> [THE EXERCISE]:
Without the pictures, repeat the listing character for character.

*-*-*

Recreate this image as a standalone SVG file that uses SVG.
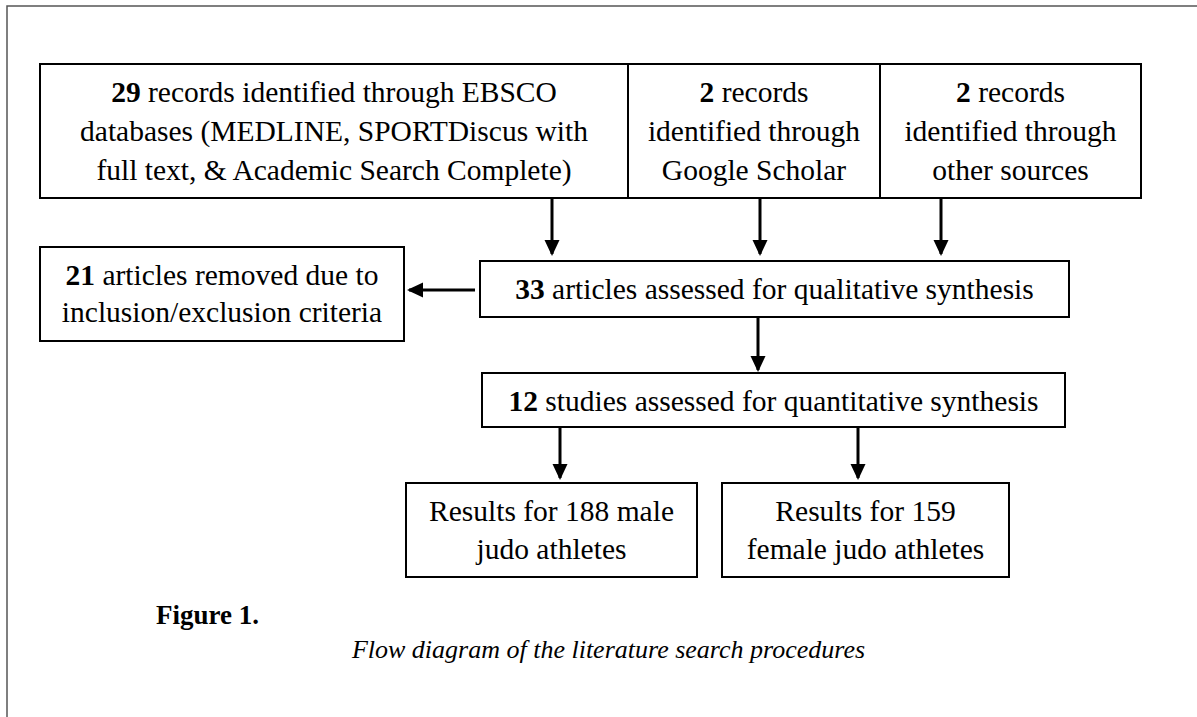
<svg xmlns="http://www.w3.org/2000/svg" width="1197" height="717" viewBox="0 0 1197 717">
<style>
.box{fill:#fff;stroke:#000;stroke-width:2}
.t{font-family:"Liberation Serif","Times New Roman",serif;font-size:29.5px;fill:#000;text-anchor:middle}
.b{font-weight:bold}
.conn line{stroke:#000;stroke-width:3}
.frame{stroke:#555;stroke-width:1.5;fill:none}
</style>
<defs>
<marker id="ah" markerUnits="userSpaceOnUse" markerWidth="17" markerHeight="17" viewBox="0 0 17 17" refX="14" refY="8.5" orient="auto">
<path d="M0,1 L16,8.5 L0,16 z" fill="#000"/>
</marker>
</defs>
<rect width="1197" height="717" fill="#fff"/>
<path class="frame" d="M7,717 V6 H1197"/>

<g id="n-ebsco">
<rect class="box" x="40" y="64" width="588" height="134"/>
<text class="t" x="334" y="102"><tspan class="b">29</tspan> records identified through EBSCO</text>
<text class="t" x="334" y="141">databases (MEDLINE, SPORTDiscus with</text>
<text class="t" x="334" y="180">full text, &amp; Academic Search Complete)</text>
</g>
<g id="n-google">
<rect class="box" x="628" y="64" width="252" height="134"/>
<text class="t" x="754" y="102"><tspan class="b">2</tspan> records</text>
<text class="t" x="754" y="141">identified through</text>
<text class="t" x="754" y="180">Google Scholar</text>
</g>
<g id="n-other">
<rect class="box" x="880" y="64" width="261" height="134"/>
<text class="t" x="1010.5" y="102"><tspan class="b">2</tspan> records</text>
<text class="t" x="1010.5" y="141">identified through</text>
<text class="t" x="1010.5" y="180">other sources</text>
</g>
<g id="n-removed">
<rect class="box" x="40" y="247" width="364" height="94"/>
<text class="t" x="222" y="285"><tspan class="b">21</tspan> articles removed due to</text>
<text class="t" x="222" y="322">inclusion/exclusion criteria</text>
</g>
<g id="n-qual">
<rect class="box" x="480" y="261" width="589" height="56"/>
<text class="t" x="774.5" y="299"><tspan class="b">33</tspan> articles assessed for qualitative synthesis</text>
</g>
<g id="n-quant">
<rect class="box" x="482" y="373" width="583" height="54"/>
<text class="t" x="773.5" y="411"><tspan class="b">12</tspan> studies assessed for quantitative synthesis</text>
</g>
<g id="n-male">
<rect class="box" x="406" y="483" width="291" height="94"/>
<text class="t" x="551.5" y="521">Results for 188 male</text>
<text class="t" x="551.5" y="559">judo athletes</text>
</g>
<g id="n-female">
<rect class="box" x="722" y="483" width="287" height="94"/>
<text class="t" x="865.5" y="521">Results for 159</text>
<text class="t" x="865.5" y="559">female judo athletes</text>
</g>

<g id="connectors" class="conn">
<line x1="552" y1="199" x2="552" y2="254" marker-end="url(#ah)"/>
<line x1="760" y1="199" x2="760" y2="254" marker-end="url(#ah)"/>
<line x1="941" y1="199" x2="941" y2="254" marker-end="url(#ah)"/>
<line x1="475" y1="290" x2="409" y2="290" marker-end="url(#ah)"/>
<line x1="758" y1="318" x2="758" y2="370" marker-end="url(#ah)"/>
<line x1="560" y1="428" x2="560" y2="478" marker-end="url(#ah)"/>
<line x1="858" y1="428" x2="858" y2="478" marker-end="url(#ah)"/>
</g>

<g id="caption">
<text x="156" y="624" font-family="'Liberation Serif','Times New Roman',serif" font-size="27" font-weight="bold" fill="#000">Figure 1.</text>
<text x="608.5" y="658" font-family="'Liberation Serif','Times New Roman',serif" font-size="26" font-style="italic" fill="#000" text-anchor="middle">Flow diagram of the literature search procedures</text>
</g>
</svg>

*-*-*

> [THE RESPONSE]:
Recreate this image as a standalone SVG file that uses SVG.
<svg xmlns="http://www.w3.org/2000/svg" width="1197" height="717" viewBox="0 0 1197 717">
<style>
.box{fill:#fff;stroke:#000;stroke-width:2}
.t{font-family:"Liberation Serif","Times New Roman",serif;font-size:29.5px;fill:#000;text-anchor:middle}
.b{font-weight:bold}
.conn line{stroke:#000;stroke-width:3}
.frame{stroke:#555;stroke-width:1.5;fill:none}
</style>
<defs>
<marker id="ah" markerUnits="userSpaceOnUse" markerWidth="17" markerHeight="17" viewBox="0 0 17 17" refX="14" refY="8.5" orient="auto">
<path d="M0,1 L16,8.5 L0,16 z" fill="#000"/>
</marker>
</defs>
<rect width="1197" height="717" fill="#fff"/>
<path class="frame" d="M7,717 V6 H1197"/>

<g id="n-ebsco">
<rect class="box" x="40" y="64" width="588" height="134"/>
<text class="t" x="334" y="102"><tspan class="b">29</tspan> records identified through EBSCO</text>
<text class="t" x="334" y="141">databases (MEDLINE, SPORTDiscus with</text>
<text class="t" x="334" y="180">full text, &amp; Academic Search Complete)</text>
</g>
<g id="n-google">
<rect class="box" x="628" y="64" width="252" height="134"/>
<text class="t" x="754" y="102"><tspan class="b">2</tspan> records</text>
<text class="t" x="754" y="141">identified through</text>
<text class="t" x="754" y="180">Google Scholar</text>
</g>
<g id="n-other">
<rect class="box" x="880" y="64" width="261" height="134"/>
<text class="t" x="1010.5" y="102"><tspan class="b">2</tspan> records</text>
<text class="t" x="1010.5" y="141">identified through</text>
<text class="t" x="1010.5" y="180">other sources</text>
</g>
<g id="n-removed">
<rect class="box" x="40" y="247" width="364" height="94"/>
<text class="t" x="222" y="285"><tspan class="b">21</tspan> articles removed due to</text>
<text class="t" x="222" y="322">inclusion/exclusion criteria</text>
</g>
<g id="n-qual">
<rect class="box" x="480" y="261" width="589" height="56"/>
<text class="t" x="774.5" y="299"><tspan class="b">33</tspan> articles assessed for qualitative synthesis</text>
</g>
<g id="n-quant">
<rect class="box" x="482" y="373" width="583" height="54"/>
<text class="t" x="773.5" y="411"><tspan class="b">12</tspan> studies assessed for quantitative synthesis</text>
</g>
<g id="n-male">
<rect class="box" x="406" y="483" width="291" height="94"/>
<text class="t" x="551.5" y="521">Results for 188 male</text>
<text class="t" x="551.5" y="559">judo athletes</text>
</g>
<g id="n-female">
<rect class="box" x="722" y="483" width="287" height="94"/>
<text class="t" x="865.5" y="521">Results for 159</text>
<text class="t" x="865.5" y="559">female judo athletes</text>
</g>

<g id="connectors" class="conn">
<line x1="552" y1="199" x2="552" y2="254" marker-end="url(#ah)"/>
<line x1="760" y1="199" x2="760" y2="254" marker-end="url(#ah)"/>
<line x1="941" y1="199" x2="941" y2="254" marker-end="url(#ah)"/>
<line x1="475" y1="290" x2="409" y2="290" marker-end="url(#ah)"/>
<line x1="758" y1="318" x2="758" y2="370" marker-end="url(#ah)"/>
<line x1="560" y1="428" x2="560" y2="478" marker-end="url(#ah)"/>
<line x1="858" y1="428" x2="858" y2="478" marker-end="url(#ah)"/>
</g>

<g id="caption">
<text x="156" y="624" font-family="'Liberation Serif','Times New Roman',serif" font-size="27" font-weight="bold" fill="#000">Figure 1.</text>
<text x="608.5" y="658" font-family="'Liberation Serif','Times New Roman',serif" font-size="26" font-style="italic" fill="#000" text-anchor="middle">Flow diagram of the literature search procedures</text>
</g>
</svg>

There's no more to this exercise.